11. Design-in Case Study Example

11.1 Front Panel Status Indicator for a Network Switch

Requirement: Provide a clear, green link/activity status indicator visible from various angles on a rack-mounted unit.

Design Choice: The LTST-010KGKT is selected for its 110° viewing angle, ensuring visibility even when viewed off-axis. The AlInGaP green provides a distinct, attention-grabbing color.

Implementation: A bank of 8 LEDs is used, one per port. To ensure uniform brightness, all LEDs are specified from the same luminous intensity bin (e.g., R1). They are driven from a 5V rail via individual 150Ω current-limiting resistors (calculated for a VF of 2.2V typ. and IF=20mA: R = (5V - 2.2V) / 0.02A = 140Ω; 150Ω is the nearest standard value). The PCB layout uses the recommended land pattern with a small thermal relief connection to a ground plane for heat dissipation.

12. Technology Trends

12.1 Efficiency and Miniaturization

The general trend in SMD LEDs continues toward higher luminous efficacy (more light output per electrical watt) and further miniaturization. While this part represents a mature package size, newer packages like chip-scale LEDs (CSLED) are emerging, offering even smaller footprints. The drive for energy efficiency across all electronics pushes for LEDs that deliver required brightness at lower currents.

12.2 Color Stability and Consistency

Advancements in epitaxial growth and packaging materials aim to improve color consistency (reducing the spread within a bin) and stability over the device's lifetime and across temperature variations.

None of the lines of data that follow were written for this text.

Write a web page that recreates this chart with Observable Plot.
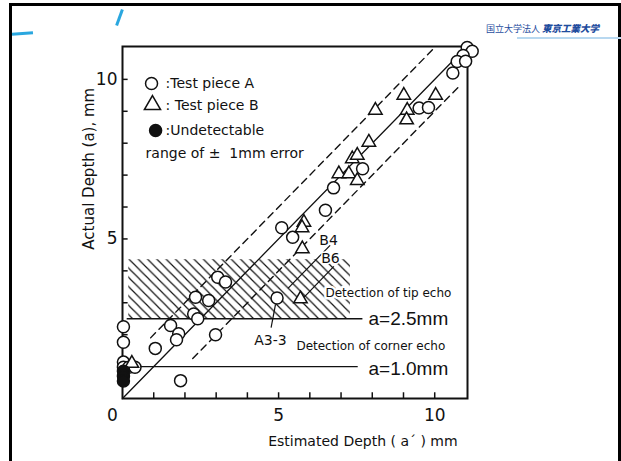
<!DOCTYPE html>
<html><head><meta charset="utf-8">
<script src="https://cdn.jsdelivr.net/npm/d3@7"></script>
<script src="https://cdn.jsdelivr.net/npm/@observablehq/plot@0.6"></script>
<style>
body{margin:0;background:#fff;}
#wrap{position:relative;width:621px;height:461px;overflow:hidden;background:#fff;}
#chart{position:absolute;left:0;top:0;}
.border{position:absolute;left:9px;top:3px;width:606px;height:470px;border:3px solid #000;border-bottom:none;}
.cy1{position:absolute;left:12px;top:32px;width:21px;height:3px;background:#2aa7df;transform:rotate(-4deg);}
.cy2{position:absolute;left:118px;top:9px;width:3px;height:17px;background:#2aa7df;transform:rotate(20deg);}
.jp{position:absolute;left:486px;top:21px;font-family:"Noto Sans CJK JP",sans-serif;font-size:9px;color:#1f4d9e;white-space:nowrap;}
.jp b{font-style:italic;font-weight:900;font-size:9.5px;}
.jpline{position:absolute;left:517px;top:37px;width:104px;height:2px;background:#b8d8f0;}
</style></head><body>
<div id="wrap">
<svg width="0" height="0" style="position:absolute"><defs>
<pattern id="hatch" patternUnits="userSpaceOnUse" width="9.3" height="9.3">
<path d="M-2.3,7 L2.3,11.6 M0,0 L9.3,9.3 M7,-2.3 L11.6,2.3" stroke="#111" stroke-width="1.2"/>
</pattern></defs></svg>
<div id="chart"></div>
<div class="border"></div>
<div class="cy1"></div><div class="cy2"></div>
<div class="jp">国立大学法人 <b>東京工業大学</b></div>
<div class="jpline"></div>
</div>
<script>
// Test piece A (open circles): [estimated a', actual a]
const testA = [
  [11.04, 11.0], [11.2, 10.88], [10.91, 10.75], [10.72, 10.56], [10.99, 10.57], [10.58, 10.2],
  [9.5, 9.1], [9.8, 9.12],
  [7.69, 7.2], [6.76, 6.6], [6.5, 5.9], [5.1, 5.35], [5.45, 5.05],
  [3.05, 3.8], [3.3, 3.65], [2.34, 3.17], [2.76, 3.07], [2.28, 2.65], [2.41, 2.5],
  [1.54, 2.29], [1.8, 2.03], [1.73, 1.84], [2.98, 2.0], [1.05, 1.57], [1.86, 0.56],
  [4.95, 3.15],
  [0.03, 2.25], [0.03, 1.76], [0.03, 1.14], [0.03, 0.98], [0.2, 0.98], [0.4, 0.98]
];
// Test piece B (open triangles)
const testB = [
  [8.1, 9.03], [9.01, 9.5], [10.03, 9.5], [9.12, 9.03], [9.1, 8.73],
  [7.89, 8.03], [7.36, 7.51], [7.52, 7.62], [6.93, 7.04], [7.25, 7.04], [7.52, 6.83],
  [5.81, 5.52], [5.75, 5.35], [5.76, 4.69], [5.7, 3.12], [0.3, 1.1]
];
// Undetectable (filled circles)
const undetectable = [[0.03, 0.85], [0.03, 0.7], [0.03, 0.55]];

const xMinorTicks = [1, 2, 3, 4, 5, 6, 7, 8, 9, 10];
const yMinorTicks = [1, 2, 3, 4, 5, 6, 7, 8, 9, 10];
const xTickLabels = [5, 10];
const yTickLabels = [5, 10];

// reference lines: a = a', a = a' + 1, a = a' - 1
const idealLine = [[0, 0], [10.85, 10.85]];
const upperLine = [[0.9, 1.9], [10.0, 11.0]];
const lowerLine = [[2.25, 1.25], [10.85, 9.85]];
const thresholds = [{y: 2.5, x1: 0.15, x2: 7.7}, {y: 1.0, x1: 0.45, x2: 7.55}];
const tipBand = [{x1: 0.2, x2: 7.3, y1: 2.5, y2: 4.35}];

const legendSymbols = [
  {x: 0.93, y: 9.87, symbol: "circle", fill: "white"},
  {x: 0.96, y: 9.2, symbol: "triangle", fill: "white"},
  {x: 1.06, y: 8.4, symbol: "circle", fill: "#111"}
];
const legendTexts = [
  {x: 1.38, y: 9.87, text: ":Test piece A"},
  {x: 1.38, y: 9.18, text: ": Test piece B"},
  {x: 1.38, y: 8.4, text: ":Undetectable"},
  {x: 0.74, y: 7.68, text: "range of ±  1mm error"}
];
const smallNotes = [
  {x: 6.5, y: 3.29, text: "Detection of tip echo"},
  {x: 5.57, y: 1.63, text: "Detection of corner echo"}
];
const bigNotes = [
  {x: 7.88, y: 2.5, text: "a=2.5mm"},
  {x: 7.88, y: 0.94, text: "a=1.0mm"}
];
const pointNotes = [
  {x: 4.74, y: 1.82, text: "A3-3", anchor: "middle"},
  {x: 6.6, y: 4.95, text: "B4", anchor: "start"},
  {x: 6.66, y: 4.4, text: "B6", anchor: "start"}
];
const leaders = [
  {x1: 4.76, y1: 2.22, x2: 4.9, y2: 2.95},
  {x1: 6.65, y1: 4.8, x2: 5.3, y2: 3.45},
  {x1: 6.77, y1: 4.14, x2: 5.81, y2: 3.17}
];
const axisTitles = [
  {x: 7.7, y: -1.35, text: "Estimated Depth ( a\u00b4 ) mm", rotate: 0, size: 14},
  {x: -1.08, y: 7.2, text: "Actual Depth (a), mm", rotate: -90, size: 15}
];

const F = "'DejaVu Sans', sans-serif";
const chart = Plot.plot({
  width: 621, height: 461,
  marginLeft: 122, marginRight: 154, marginTop: 46, marginBottom: 63,
  x: {domain: [0, 11.05], axis: null},
  y: {domain: [0, 11.03], axis: null},
  style: {fontFamily: F, fontSize: "14px", background: "transparent", overflow: "visible", color: "#111"},
  marks: [
    Plot.rect(tipBand, {x1: "x1", x2: "x2", y1: "y1", y2: "y2", fill: "url(#hatch)"}),
    Plot.line(idealLine, {x: d => d[0], y: d => d[1], stroke: "#111", strokeWidth: 1.3}),
    Plot.line(upperLine, {x: d => d[0], y: d => d[1], stroke: "#111", strokeWidth: 1.4, strokeDasharray: "7,5"}),
    Plot.line(lowerLine, {x: d => d[0], y: d => d[1], stroke: "#111", strokeWidth: 1.4, strokeDasharray: "7,5"}),
    Plot.ruleY(thresholds, {y: "y", x1: "x1", x2: "x2", stroke: "#111", strokeWidth: 1.4}),
    Plot.link(leaders, {x1: "x1", y1: "y1", x2: "x2", y2: "y2", stroke: "#111", strokeWidth: 1.2}),
    Plot.frame({stroke: "#111", strokeWidth: 2}),
    Plot.ruleX(xMinorTicks, {y1: 0, y2: 0.18, stroke: "#111", strokeWidth: 1.5}),
    Plot.ruleY(yMinorTicks, {x1: 0, x2: 0.18, stroke: "#111", strokeWidth: 1.5}),
    Plot.text(xTickLabels, {x: d => d, y: 0, dy: 17, text: d => String(d), fontSize: 17}),
    Plot.text([0], {x: 0, y: 0, dx: -10, dy: 17, text: d => String(d), fontSize: 17}),
    Plot.text(yTickLabels, {x: 0, y: d => d, dx: -5, textAnchor: "end", text: d => String(d), fontSize: 17}),
    Plot.text(axisTitles, {x: "x", y: "y", text: "text", rotate: "rotate", fontSize: "size"}),
    Plot.text(smallNotes, {x: "x", y: "y", text: "text", textAnchor: "start", fontSize: 12, stroke: "white", strokeWidth: 5, fill: "#111"}),
    Plot.text(bigNotes, {x: "x", y: "y", text: "text", textAnchor: "start", fontSize: 19, fontFamily: "'Liberation Sans', sans-serif", stroke: "white", strokeWidth: 4, fill: "#111"}),
    Plot.text(pointNotes, {x: "x", y: "y", text: "text", textAnchor: "anchor", fontSize: 14, stroke: "white", strokeWidth: 3, fill: "#111"}),
    Plot.dot(testA, {x: d => d[0], y: d => d[1], r: 6, stroke: "#111", strokeWidth: 1.5, fill: "white"}),
    Plot.dot(testB, {x: d => d[0], y: d => d[1], r: 5, symbol: "triangle", stroke: "#111", strokeWidth: 1.5, fill: "white"}),
    Plot.dot(undetectable, {x: d => d[0], y: d => d[1], r: 6, fill: "#111", stroke: "#111"}),
    Plot.dot(legendSymbols, {x: "x", y: "y", symbol: "symbol", r: 6, stroke: "#111", strokeWidth: 1.5, fill: "fill"}),
    Plot.text(legendTexts, {x: "x", y: "y", text: "text", textAnchor: "start", fontSize: 14})
  ]
});
document.getElementById("chart").appendChild(chart);
</script>
</body></html>
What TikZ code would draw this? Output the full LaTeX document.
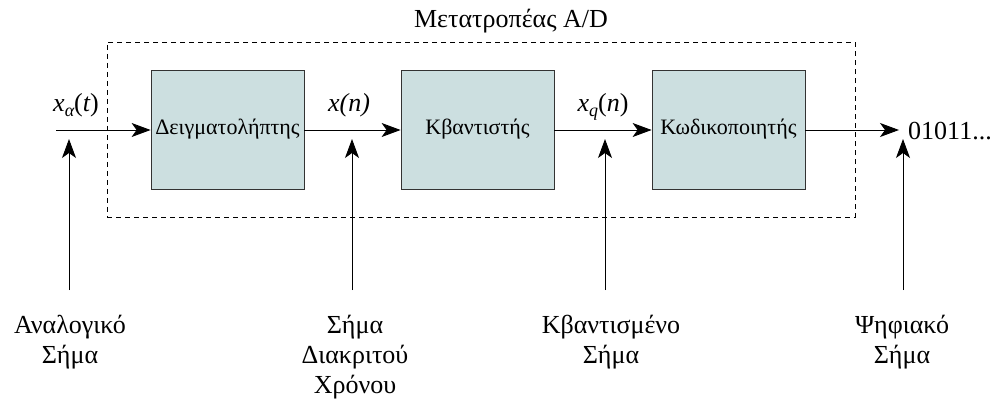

This is particularly important for applications where multiple LEDs are used adjacent to each other, such as in full-color displays or backlighting arrays.

12.3 Integration

There is a growing trend toward integrating the LED driver circuitry (constant current source, PWM dimming control) directly into modules or even onto the LED package itself, simplifying design for end-users and improving overall system reliability.